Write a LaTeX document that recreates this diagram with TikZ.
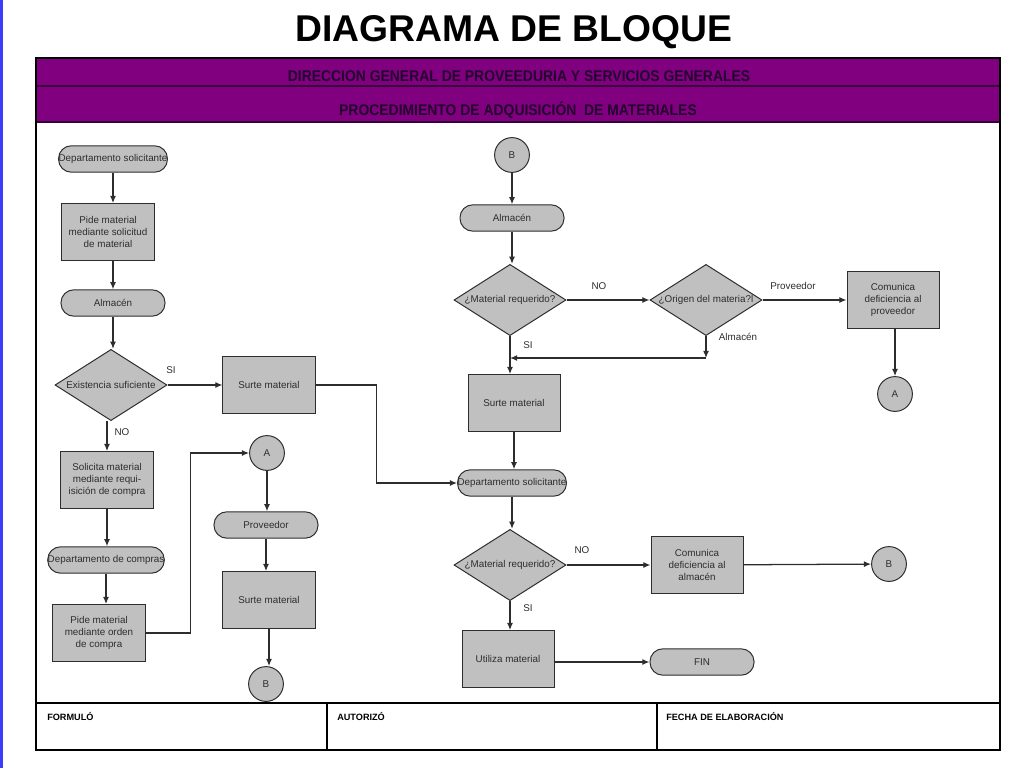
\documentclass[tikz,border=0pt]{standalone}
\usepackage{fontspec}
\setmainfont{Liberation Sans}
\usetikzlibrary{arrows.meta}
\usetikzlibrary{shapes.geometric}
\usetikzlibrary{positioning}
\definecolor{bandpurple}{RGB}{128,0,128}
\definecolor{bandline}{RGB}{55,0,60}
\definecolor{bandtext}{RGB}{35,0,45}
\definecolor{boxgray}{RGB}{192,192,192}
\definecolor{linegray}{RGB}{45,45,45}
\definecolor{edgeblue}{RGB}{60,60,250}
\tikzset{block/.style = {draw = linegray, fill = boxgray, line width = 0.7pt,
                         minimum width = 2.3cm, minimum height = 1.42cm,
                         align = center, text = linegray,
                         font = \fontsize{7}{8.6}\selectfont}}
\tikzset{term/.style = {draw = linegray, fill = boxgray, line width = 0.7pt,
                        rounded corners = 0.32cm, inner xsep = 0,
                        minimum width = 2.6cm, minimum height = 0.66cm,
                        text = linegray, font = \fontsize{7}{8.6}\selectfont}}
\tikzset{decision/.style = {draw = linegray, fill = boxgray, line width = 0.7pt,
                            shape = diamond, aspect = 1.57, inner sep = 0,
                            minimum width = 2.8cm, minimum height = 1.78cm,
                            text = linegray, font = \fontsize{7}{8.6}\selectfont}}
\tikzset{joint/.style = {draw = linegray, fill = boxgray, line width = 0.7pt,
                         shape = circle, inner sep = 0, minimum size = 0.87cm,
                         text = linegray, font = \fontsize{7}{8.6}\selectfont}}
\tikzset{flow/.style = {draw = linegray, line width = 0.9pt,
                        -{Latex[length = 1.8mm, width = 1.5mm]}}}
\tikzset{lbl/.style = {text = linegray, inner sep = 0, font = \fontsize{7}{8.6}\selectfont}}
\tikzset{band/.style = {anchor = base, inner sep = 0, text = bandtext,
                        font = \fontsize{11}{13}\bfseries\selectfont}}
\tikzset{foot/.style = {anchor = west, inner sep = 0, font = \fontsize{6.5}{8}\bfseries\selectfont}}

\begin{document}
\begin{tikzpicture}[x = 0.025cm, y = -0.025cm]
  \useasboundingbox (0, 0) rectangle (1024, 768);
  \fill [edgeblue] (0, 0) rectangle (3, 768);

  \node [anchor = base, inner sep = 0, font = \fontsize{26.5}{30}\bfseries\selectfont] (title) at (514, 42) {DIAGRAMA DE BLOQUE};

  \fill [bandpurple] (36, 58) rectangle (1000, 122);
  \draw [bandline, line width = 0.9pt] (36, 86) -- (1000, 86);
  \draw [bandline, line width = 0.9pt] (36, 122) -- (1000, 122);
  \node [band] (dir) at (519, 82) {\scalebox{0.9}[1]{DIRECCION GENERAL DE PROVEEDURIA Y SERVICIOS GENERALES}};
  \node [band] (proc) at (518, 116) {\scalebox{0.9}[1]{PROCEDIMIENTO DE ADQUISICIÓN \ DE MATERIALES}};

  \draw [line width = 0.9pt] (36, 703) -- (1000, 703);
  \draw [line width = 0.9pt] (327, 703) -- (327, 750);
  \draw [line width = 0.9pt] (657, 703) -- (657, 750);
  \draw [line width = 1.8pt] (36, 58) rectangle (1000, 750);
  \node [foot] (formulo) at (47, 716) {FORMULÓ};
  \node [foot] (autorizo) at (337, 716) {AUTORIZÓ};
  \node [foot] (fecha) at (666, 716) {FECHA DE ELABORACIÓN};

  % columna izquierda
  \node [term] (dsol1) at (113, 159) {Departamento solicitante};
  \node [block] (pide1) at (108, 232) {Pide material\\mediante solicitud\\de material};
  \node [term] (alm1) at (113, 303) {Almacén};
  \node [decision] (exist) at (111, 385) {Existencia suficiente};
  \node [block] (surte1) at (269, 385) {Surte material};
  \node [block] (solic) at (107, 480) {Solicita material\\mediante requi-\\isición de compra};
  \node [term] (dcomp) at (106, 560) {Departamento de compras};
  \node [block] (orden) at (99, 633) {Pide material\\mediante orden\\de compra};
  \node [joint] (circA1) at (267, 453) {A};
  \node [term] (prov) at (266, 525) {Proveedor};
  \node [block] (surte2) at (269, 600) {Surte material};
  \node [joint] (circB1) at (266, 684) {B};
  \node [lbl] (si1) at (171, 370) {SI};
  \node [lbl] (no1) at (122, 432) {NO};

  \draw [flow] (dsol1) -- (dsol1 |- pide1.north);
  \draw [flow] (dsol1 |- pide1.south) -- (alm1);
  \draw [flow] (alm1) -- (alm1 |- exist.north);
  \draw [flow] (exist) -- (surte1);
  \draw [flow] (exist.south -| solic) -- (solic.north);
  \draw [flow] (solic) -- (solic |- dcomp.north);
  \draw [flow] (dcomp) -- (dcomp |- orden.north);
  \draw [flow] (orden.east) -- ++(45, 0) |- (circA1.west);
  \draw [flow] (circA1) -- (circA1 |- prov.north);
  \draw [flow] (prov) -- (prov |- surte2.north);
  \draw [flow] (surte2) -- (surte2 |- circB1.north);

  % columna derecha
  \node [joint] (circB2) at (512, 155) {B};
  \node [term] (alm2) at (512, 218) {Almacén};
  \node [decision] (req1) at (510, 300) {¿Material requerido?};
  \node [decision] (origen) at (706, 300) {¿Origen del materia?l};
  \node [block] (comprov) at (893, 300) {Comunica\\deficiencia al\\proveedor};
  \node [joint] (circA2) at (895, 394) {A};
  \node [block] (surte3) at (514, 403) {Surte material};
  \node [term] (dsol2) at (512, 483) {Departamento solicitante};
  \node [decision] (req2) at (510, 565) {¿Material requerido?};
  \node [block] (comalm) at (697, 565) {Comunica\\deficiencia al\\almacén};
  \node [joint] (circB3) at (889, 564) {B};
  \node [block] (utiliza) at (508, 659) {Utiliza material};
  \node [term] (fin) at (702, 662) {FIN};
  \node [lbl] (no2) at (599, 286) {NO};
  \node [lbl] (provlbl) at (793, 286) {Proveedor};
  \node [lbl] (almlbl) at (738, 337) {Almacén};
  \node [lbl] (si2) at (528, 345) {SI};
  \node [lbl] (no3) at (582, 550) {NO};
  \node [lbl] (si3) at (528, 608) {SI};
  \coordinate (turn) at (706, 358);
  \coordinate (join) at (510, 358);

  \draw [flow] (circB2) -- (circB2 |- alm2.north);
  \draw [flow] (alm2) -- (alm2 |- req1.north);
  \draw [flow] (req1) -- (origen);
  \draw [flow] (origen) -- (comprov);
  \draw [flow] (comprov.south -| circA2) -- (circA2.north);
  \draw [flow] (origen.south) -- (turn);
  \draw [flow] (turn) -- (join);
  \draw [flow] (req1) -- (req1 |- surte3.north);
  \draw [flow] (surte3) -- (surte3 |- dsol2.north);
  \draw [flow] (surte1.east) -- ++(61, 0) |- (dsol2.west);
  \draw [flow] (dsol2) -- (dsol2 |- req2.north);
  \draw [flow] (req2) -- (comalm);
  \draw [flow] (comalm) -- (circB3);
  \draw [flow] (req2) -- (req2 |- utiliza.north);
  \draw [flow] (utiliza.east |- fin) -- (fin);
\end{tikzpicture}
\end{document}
┄┄┄┄┄┄┄┄┄┄
Write out the listing word for word, omitting the pictures it holds.

Write a LaTeX document that recreates this diagram with TikZ.
\documentclass[tikz,border=0pt]{standalone}
\usepackage{fontspec}
\setmainfont{Liberation Sans}
\usetikzlibrary{arrows.meta}
\usetikzlibrary{shapes.geometric}
\usetikzlibrary{positioning}
\definecolor{bandpurple}{RGB}{128,0,128}
\definecolor{bandline}{RGB}{55,0,60}
\definecolor{bandtext}{RGB}{35,0,45}
\definecolor{boxgray}{RGB}{192,192,192}
\definecolor{linegray}{RGB}{45,45,45}
\definecolor{edgeblue}{RGB}{60,60,250}
\tikzset{block/.style = {draw = linegray, fill = boxgray, line width = 0.7pt,
                         minimum width = 2.3cm, minimum height = 1.42cm,
                         align = center, text = linegray,
                         font = \fontsize{7}{8.6}\selectfont}}
\tikzset{term/.style = {draw = linegray, fill = boxgray, line width = 0.7pt,
                        rounded corners = 0.32cm, inner xsep = 0,
                        minimum width = 2.6cm, minimum height = 0.66cm,
                        text = linegray, font = \fontsize{7}{8.6}\selectfont}}
\tikzset{decision/.style = {draw = linegray, fill = boxgray, line width = 0.7pt,
                            shape = diamond, aspect = 1.57, inner sep = 0,
                            minimum width = 2.8cm, minimum height = 1.78cm,
                            text = linegray, font = \fontsize{7}{8.6}\selectfont}}
\tikzset{joint/.style = {draw = linegray, fill = boxgray, line width = 0.7pt,
                         shape = circle, inner sep = 0, minimum size = 0.87cm,
                         text = linegray, font = \fontsize{7}{8.6}\selectfont}}
\tikzset{flow/.style = {draw = linegray, line width = 0.9pt,
                        -{Latex[length = 1.8mm, width = 1.5mm]}}}
\tikzset{lbl/.style = {text = linegray, inner sep = 0, font = \fontsize{7}{8.6}\selectfont}}
\tikzset{band/.style = {anchor = base, inner sep = 0, text = bandtext,
                        font = \fontsize{11}{13}\bfseries\selectfont}}
\tikzset{foot/.style = {anchor = west, inner sep = 0, font = \fontsize{6.5}{8}\bfseries\selectfont}}

\begin{document}
\begin{tikzpicture}[x = 0.025cm, y = -0.025cm]
  \useasboundingbox (0, 0) rectangle (1024, 768);
  \fill [edgeblue] (0, 0) rectangle (3, 768);

  \node [anchor = base, inner sep = 0, font = \fontsize{26.5}{30}\bfseries\selectfont] (title) at (514, 42) {DIAGRAMA DE BLOQUE};

  \fill [bandpurple] (36, 58) rectangle (1000, 122);
  \draw [bandline, line width = 0.9pt] (36, 86) -- (1000, 86);
  \draw [bandline, line width = 0.9pt] (36, 122) -- (1000, 122);
  \node [band] (dir) at (519, 82) {\scalebox{0.9}[1]{DIRECCION GENERAL DE PROVEEDURIA Y SERVICIOS GENERALES}};
  \node [band] (proc) at (518, 116) {\scalebox{0.9}[1]{PROCEDIMIENTO DE ADQUISICIÓN \ DE MATERIALES}};

  \draw [line width = 0.9pt] (36, 703) -- (1000, 703);
  \draw [line width = 0.9pt] (327, 703) -- (327, 750);
  \draw [line width = 0.9pt] (657, 703) -- (657, 750);
  \draw [line width = 1.8pt] (36, 58) rectangle (1000, 750);
  \node [foot] (formulo) at (47, 716) {FORMULÓ};
  \node [foot] (autorizo) at (337, 716) {AUTORIZÓ};
  \node [foot] (fecha) at (666, 716) {FECHA DE ELABORACIÓN};

  % columna izquierda
  \node [term] (dsol1) at (113, 159) {Departamento solicitante};
  \node [block] (pide1) at (108, 232) {Pide material\\mediante solicitud\\de material};
  \node [term] (alm1) at (113, 303) {Almacén};
  \node [decision] (exist) at (111, 385) {Existencia suficiente};
  \node [block] (surte1) at (269, 385) {Surte material};
  \node [block] (solic) at (107, 480) {Solicita material\\mediante requi-\\isición de compra};
  \node [term] (dcomp) at (106, 560) {Departamento de compras};
  \node [block] (orden) at (99, 633) {Pide material\\mediante orden\\de compra};
  \node [joint] (circA1) at (267, 453) {A};
  \node [term] (prov) at (266, 525) {Proveedor};
  \node [block] (surte2) at (269, 600) {Surte material};
  \node [joint] (circB1) at (266, 684) {B};
  \node [lbl] (si1) at (171, 370) {SI};
  \node [lbl] (no1) at (122, 432) {NO};

  \draw [flow] (dsol1) -- (dsol1 |- pide1.north);
  \draw [flow] (dsol1 |- pide1.south) -- (alm1);
  \draw [flow] (alm1) -- (alm1 |- exist.north);
  \draw [flow] (exist) -- (surte1);
  \draw [flow] (exist.south -| solic) -- (solic.north);
  \draw [flow] (solic) -- (solic |- dcomp.north);
  \draw [flow] (dcomp) -- (dcomp |- orden.north);
  \draw [flow] (orden.east) -- ++(45, 0) |- (circA1.west);
  \draw [flow] (circA1) -- (circA1 |- prov.north);
  \draw [flow] (prov) -- (prov |- surte2.north);
  \draw [flow] (surte2) -- (surte2 |- circB1.north);

  % columna derecha
  \node [joint] (circB2) at (512, 155) {B};
  \node [term] (alm2) at (512, 218) {Almacén};
  \node [decision] (req1) at (510, 300) {¿Material requerido?};
  \node [decision] (origen) at (706, 300) {¿Origen del materia?l};
  \node [block] (comprov) at (893, 300) {Comunica\\deficiencia al\\proveedor};
  \node [joint] (circA2) at (895, 394) {A};
  \node [block] (surte3) at (514, 403) {Surte material};
  \node [term] (dsol2) at (512, 483) {Departamento solicitante};
  \node [decision] (req2) at (510, 565) {¿Material requerido?};
  \node [block] (comalm) at (697, 565) {Comunica\\deficiencia al\\almacén};
  \node [joint] (circB3) at (889, 564) {B};
  \node [block] (utiliza) at (508, 659) {Utiliza material};
  \node [term] (fin) at (702, 662) {FIN};
  \node [lbl] (no2) at (599, 286) {NO};
  \node [lbl] (provlbl) at (793, 286) {Proveedor};
  \node [lbl] (almlbl) at (738, 337) {Almacén};
  \node [lbl] (si2) at (528, 345) {SI};
  \node [lbl] (no3) at (582, 550) {NO};
  \node [lbl] (si3) at (528, 608) {SI};
  \coordinate (turn) at (706, 358);
  \coordinate (join) at (510, 358);

  \draw [flow] (circB2) -- (circB2 |- alm2.north);
  \draw [flow] (alm2) -- (alm2 |- req1.north);
  \draw [flow] (req1) -- (origen);
  \draw [flow] (origen) -- (comprov);
  \draw [flow] (comprov.south -| circA2) -- (circA2.north);
  \draw [flow] (origen.south) -- (turn);
  \draw [flow] (turn) -- (join);
  \draw [flow] (req1) -- (req1 |- surte3.north);
  \draw [flow] (surte3) -- (surte3 |- dsol2.north);
  \draw [flow] (surte1.east) -- ++(61, 0) |- (dsol2.west);
  \draw [flow] (dsol2) -- (dsol2 |- req2.north);
  \draw [flow] (req2) -- (comalm);
  \draw [flow] (comalm) -- (circB3);
  \draw [flow] (req2) -- (req2 |- utiliza.north);
  \draw [flow] (utiliza.east |- fin) -- (fin);
\end{tikzpicture}
\end{document}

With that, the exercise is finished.